─── SOURCE DATA

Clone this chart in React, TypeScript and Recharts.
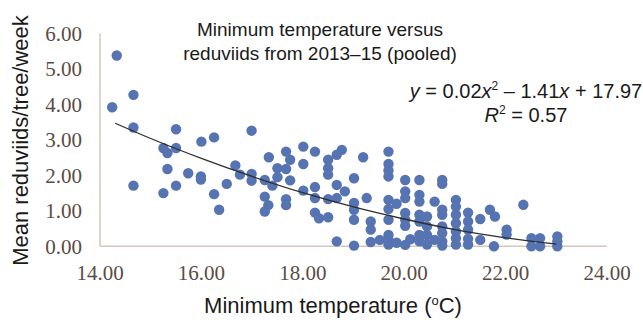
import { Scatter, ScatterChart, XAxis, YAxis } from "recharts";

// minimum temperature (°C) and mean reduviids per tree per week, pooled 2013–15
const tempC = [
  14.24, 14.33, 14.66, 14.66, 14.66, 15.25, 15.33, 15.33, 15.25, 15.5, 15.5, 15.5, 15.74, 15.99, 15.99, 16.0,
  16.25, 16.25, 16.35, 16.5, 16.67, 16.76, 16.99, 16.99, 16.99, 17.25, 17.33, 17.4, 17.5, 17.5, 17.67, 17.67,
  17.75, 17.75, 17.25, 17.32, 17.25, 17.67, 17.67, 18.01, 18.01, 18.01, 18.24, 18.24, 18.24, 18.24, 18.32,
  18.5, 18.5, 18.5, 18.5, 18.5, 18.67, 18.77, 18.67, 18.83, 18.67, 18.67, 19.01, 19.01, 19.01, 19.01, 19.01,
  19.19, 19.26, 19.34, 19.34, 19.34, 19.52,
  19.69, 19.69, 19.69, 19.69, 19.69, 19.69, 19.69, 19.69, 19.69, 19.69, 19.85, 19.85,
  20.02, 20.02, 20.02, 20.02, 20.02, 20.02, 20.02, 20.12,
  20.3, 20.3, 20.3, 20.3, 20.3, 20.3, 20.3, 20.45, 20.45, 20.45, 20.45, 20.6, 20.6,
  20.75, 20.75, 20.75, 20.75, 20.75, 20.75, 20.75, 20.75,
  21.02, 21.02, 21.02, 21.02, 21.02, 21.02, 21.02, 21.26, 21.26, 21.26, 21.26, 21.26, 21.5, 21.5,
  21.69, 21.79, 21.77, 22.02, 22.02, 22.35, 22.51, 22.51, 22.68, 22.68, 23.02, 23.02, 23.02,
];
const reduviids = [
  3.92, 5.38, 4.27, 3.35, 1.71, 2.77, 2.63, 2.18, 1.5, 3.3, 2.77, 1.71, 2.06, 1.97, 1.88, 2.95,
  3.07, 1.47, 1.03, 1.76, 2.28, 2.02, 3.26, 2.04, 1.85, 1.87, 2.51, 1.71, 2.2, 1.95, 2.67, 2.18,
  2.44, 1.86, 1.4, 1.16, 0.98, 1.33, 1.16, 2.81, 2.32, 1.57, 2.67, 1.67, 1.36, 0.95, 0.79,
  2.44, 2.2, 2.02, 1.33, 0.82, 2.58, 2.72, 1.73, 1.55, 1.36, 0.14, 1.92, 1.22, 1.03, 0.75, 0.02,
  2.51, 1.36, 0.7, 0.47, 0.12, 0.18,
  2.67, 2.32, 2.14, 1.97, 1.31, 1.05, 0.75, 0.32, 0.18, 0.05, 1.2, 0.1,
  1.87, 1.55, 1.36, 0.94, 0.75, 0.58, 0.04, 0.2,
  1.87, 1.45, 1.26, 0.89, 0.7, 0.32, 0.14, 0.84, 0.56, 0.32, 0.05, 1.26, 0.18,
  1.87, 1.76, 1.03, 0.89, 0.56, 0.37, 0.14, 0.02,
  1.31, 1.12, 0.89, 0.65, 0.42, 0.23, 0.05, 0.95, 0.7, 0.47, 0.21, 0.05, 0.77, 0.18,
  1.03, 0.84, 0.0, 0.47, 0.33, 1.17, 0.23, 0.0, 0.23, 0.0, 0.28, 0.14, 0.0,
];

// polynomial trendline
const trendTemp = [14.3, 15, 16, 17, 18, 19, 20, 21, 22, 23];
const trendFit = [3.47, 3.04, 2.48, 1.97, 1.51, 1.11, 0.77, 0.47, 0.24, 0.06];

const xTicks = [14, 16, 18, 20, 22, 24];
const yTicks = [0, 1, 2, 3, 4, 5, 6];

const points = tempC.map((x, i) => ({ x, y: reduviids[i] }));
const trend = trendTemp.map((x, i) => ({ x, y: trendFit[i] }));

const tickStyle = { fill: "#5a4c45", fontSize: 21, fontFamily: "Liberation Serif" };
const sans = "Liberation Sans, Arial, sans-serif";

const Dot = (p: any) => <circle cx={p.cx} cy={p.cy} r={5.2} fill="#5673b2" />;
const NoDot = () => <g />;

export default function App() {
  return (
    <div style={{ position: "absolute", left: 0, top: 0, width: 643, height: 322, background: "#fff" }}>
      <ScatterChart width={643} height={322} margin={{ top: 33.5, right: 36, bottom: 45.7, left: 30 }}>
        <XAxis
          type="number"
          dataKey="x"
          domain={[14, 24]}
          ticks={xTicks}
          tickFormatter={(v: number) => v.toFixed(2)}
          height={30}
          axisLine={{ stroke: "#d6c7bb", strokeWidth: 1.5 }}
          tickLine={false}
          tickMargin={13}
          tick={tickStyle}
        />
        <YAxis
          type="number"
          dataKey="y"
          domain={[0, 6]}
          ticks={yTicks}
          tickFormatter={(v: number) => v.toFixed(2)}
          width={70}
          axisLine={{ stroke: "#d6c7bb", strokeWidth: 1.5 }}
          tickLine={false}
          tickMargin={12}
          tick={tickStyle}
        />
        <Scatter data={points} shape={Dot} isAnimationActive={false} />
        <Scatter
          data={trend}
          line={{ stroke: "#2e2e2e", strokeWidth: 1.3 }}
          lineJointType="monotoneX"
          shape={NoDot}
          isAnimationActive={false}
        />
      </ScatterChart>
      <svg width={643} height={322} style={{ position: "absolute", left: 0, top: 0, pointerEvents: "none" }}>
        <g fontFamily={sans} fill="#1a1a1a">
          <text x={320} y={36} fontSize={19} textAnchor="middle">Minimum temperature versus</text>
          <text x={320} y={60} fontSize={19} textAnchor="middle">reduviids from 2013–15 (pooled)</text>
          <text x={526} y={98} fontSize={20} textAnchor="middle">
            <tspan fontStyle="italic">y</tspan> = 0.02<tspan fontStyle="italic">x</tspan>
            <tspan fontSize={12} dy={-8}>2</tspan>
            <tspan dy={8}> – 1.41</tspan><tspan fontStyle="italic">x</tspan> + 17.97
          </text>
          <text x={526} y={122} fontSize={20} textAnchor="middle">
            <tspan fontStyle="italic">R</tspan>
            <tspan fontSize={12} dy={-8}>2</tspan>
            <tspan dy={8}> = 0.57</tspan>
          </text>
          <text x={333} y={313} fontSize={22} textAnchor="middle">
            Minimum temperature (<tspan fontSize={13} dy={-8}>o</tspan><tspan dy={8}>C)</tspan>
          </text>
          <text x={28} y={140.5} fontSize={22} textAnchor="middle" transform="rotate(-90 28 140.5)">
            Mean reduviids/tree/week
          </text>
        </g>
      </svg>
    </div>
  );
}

──────

▶ _STATED PROBLEM_: Your task is to repeat the material above exactly, without its pictures.

▶ _SOLUTION TO THE EXERCISE_:
Clone this chart in React, TypeScript and Recharts.
import { Scatter, ScatterChart, XAxis, YAxis } from "recharts";

// minimum temperature (°C) and mean reduviids per tree per week, pooled 2013–15
const tempC = [
  14.24, 14.33, 14.66, 14.66, 14.66, 15.25, 15.33, 15.33, 15.25, 15.5, 15.5, 15.5, 15.74, 15.99, 15.99, 16.0,
  16.25, 16.25, 16.35, 16.5, 16.67, 16.76, 16.99, 16.99, 16.99, 17.25, 17.33, 17.4, 17.5, 17.5, 17.67, 17.67,
  17.75, 17.75, 17.25, 17.32, 17.25, 17.67, 17.67, 18.01, 18.01, 18.01, 18.24, 18.24, 18.24, 18.24, 18.32,
  18.5, 18.5, 18.5, 18.5, 18.5, 18.67, 18.77, 18.67, 18.83, 18.67, 18.67, 19.01, 19.01, 19.01, 19.01, 19.01,
  19.19, 19.26, 19.34, 19.34, 19.34, 19.52,
  19.69, 19.69, 19.69, 19.69, 19.69, 19.69, 19.69, 19.69, 19.69, 19.69, 19.85, 19.85,
  20.02, 20.02, 20.02, 20.02, 20.02, 20.02, 20.02, 20.12,
  20.3, 20.3, 20.3, 20.3, 20.3, 20.3, 20.3, 20.45, 20.45, 20.45, 20.45, 20.6, 20.6,
  20.75, 20.75, 20.75, 20.75, 20.75, 20.75, 20.75, 20.75,
  21.02, 21.02, 21.02, 21.02, 21.02, 21.02, 21.02, 21.26, 21.26, 21.26, 21.26, 21.26, 21.5, 21.5,
  21.69, 21.79, 21.77, 22.02, 22.02, 22.35, 22.51, 22.51, 22.68, 22.68, 23.02, 23.02, 23.02,
];
const reduviids = [
  3.92, 5.38, 4.27, 3.35, 1.71, 2.77, 2.63, 2.18, 1.5, 3.3, 2.77, 1.71, 2.06, 1.97, 1.88, 2.95,
  3.07, 1.47, 1.03, 1.76, 2.28, 2.02, 3.26, 2.04, 1.85, 1.87, 2.51, 1.71, 2.2, 1.95, 2.67, 2.18,
  2.44, 1.86, 1.4, 1.16, 0.98, 1.33, 1.16, 2.81, 2.32, 1.57, 2.67, 1.67, 1.36, 0.95, 0.79,
  2.44, 2.2, 2.02, 1.33, 0.82, 2.58, 2.72, 1.73, 1.55, 1.36, 0.14, 1.92, 1.22, 1.03, 0.75, 0.02,
  2.51, 1.36, 0.7, 0.47, 0.12, 0.18,
  2.67, 2.32, 2.14, 1.97, 1.31, 1.05, 0.75, 0.32, 0.18, 0.05, 1.2, 0.1,
  1.87, 1.55, 1.36, 0.94, 0.75, 0.58, 0.04, 0.2,
  1.87, 1.45, 1.26, 0.89, 0.7, 0.32, 0.14, 0.84, 0.56, 0.32, 0.05, 1.26, 0.18,
  1.87, 1.76, 1.03, 0.89, 0.56, 0.37, 0.14, 0.02,
  1.31, 1.12, 0.89, 0.65, 0.42, 0.23, 0.05, 0.95, 0.7, 0.47, 0.21, 0.05, 0.77, 0.18,
  1.03, 0.84, 0.0, 0.47, 0.33, 1.17, 0.23, 0.0, 0.23, 0.0, 0.28, 0.14, 0.0,
];

// polynomial trendline
const trendTemp = [14.3, 15, 16, 17, 18, 19, 20, 21, 22, 23];
const trendFit = [3.47, 3.04, 2.48, 1.97, 1.51, 1.11, 0.77, 0.47, 0.24, 0.06];

const xTicks = [14, 16, 18, 20, 22, 24];
const yTicks = [0, 1, 2, 3, 4, 5, 6];

const points = tempC.map((x, i) => ({ x, y: reduviids[i] }));
const trend = trendTemp.map((x, i) => ({ x, y: trendFit[i] }));

const tickStyle = { fill: "#5a4c45", fontSize: 21, fontFamily: "Liberation Serif" };
const sans = "Liberation Sans, Arial, sans-serif";

const Dot = (p: any) => <circle cx={p.cx} cy={p.cy} r={5.2} fill="#5673b2" />;
const NoDot = () => <g />;

export default function App() {
  return (
    <div style={{ position: "absolute", left: 0, top: 0, width: 643, height: 322, background: "#fff" }}>
      <ScatterChart width={643} height={322} margin={{ top: 33.5, right: 36, bottom: 45.7, left: 30 }}>
        <XAxis
          type="number"
          dataKey="x"
          domain={[14, 24]}
          ticks={xTicks}
          tickFormatter={(v: number) => v.toFixed(2)}
          height={30}
          axisLine={{ stroke: "#d6c7bb", strokeWidth: 1.5 }}
          tickLine={false}
          tickMargin={13}
          tick={tickStyle}
        />
        <YAxis
          type="number"
          dataKey="y"
          domain={[0, 6]}
          ticks={yTicks}
          tickFormatter={(v: number) => v.toFixed(2)}
          width={70}
          axisLine={{ stroke: "#d6c7bb", strokeWidth: 1.5 }}
          tickLine={false}
          tickMargin={12}
          tick={tickStyle}
        />
        <Scatter data={points} shape={Dot} isAnimationActive={false} />
        <Scatter
          data={trend}
          line={{ stroke: "#2e2e2e", strokeWidth: 1.3 }}
          lineJointType="monotoneX"
          shape={NoDot}
          isAnimationActive={false}
        />
      </ScatterChart>
      <svg width={643} height={322} style={{ position: "absolute", left: 0, top: 0, pointerEvents: "none" }}>
        <g fontFamily={sans} fill="#1a1a1a">
          <text x={320} y={36} fontSize={19} textAnchor="middle">Minimum temperature versus</text>
          <text x={320} y={60} fontSize={19} textAnchor="middle">reduviids from 2013–15 (pooled)</text>
          <text x={526} y={98} fontSize={20} textAnchor="middle">
            <tspan fontStyle="italic">y</tspan> = 0.02<tspan fontStyle="italic">x</tspan>
            <tspan fontSize={12} dy={-8}>2</tspan>
            <tspan dy={8}> – 1.41</tspan><tspan fontStyle="italic">x</tspan> + 17.97
          </text>
          <text x={526} y={122} fontSize={20} textAnchor="middle">
            <tspan fontStyle="italic">R</tspan>
            <tspan fontSize={12} dy={-8}>2</tspan>
            <tspan dy={8}> = 0.57</tspan>
          </text>
          <text x={333} y={313} fontSize={22} textAnchor="middle">
            Minimum temperature (<tspan fontSize={13} dy={-8}>o</tspan><tspan dy={8}>C)</tspan>
          </text>
          <text x={28} y={140.5} fontSize={22} textAnchor="middle" transform="rotate(-90 28 140.5)">
            Mean reduviids/tree/week
          </text>
        </g>
      </svg>
    </div>
  );
}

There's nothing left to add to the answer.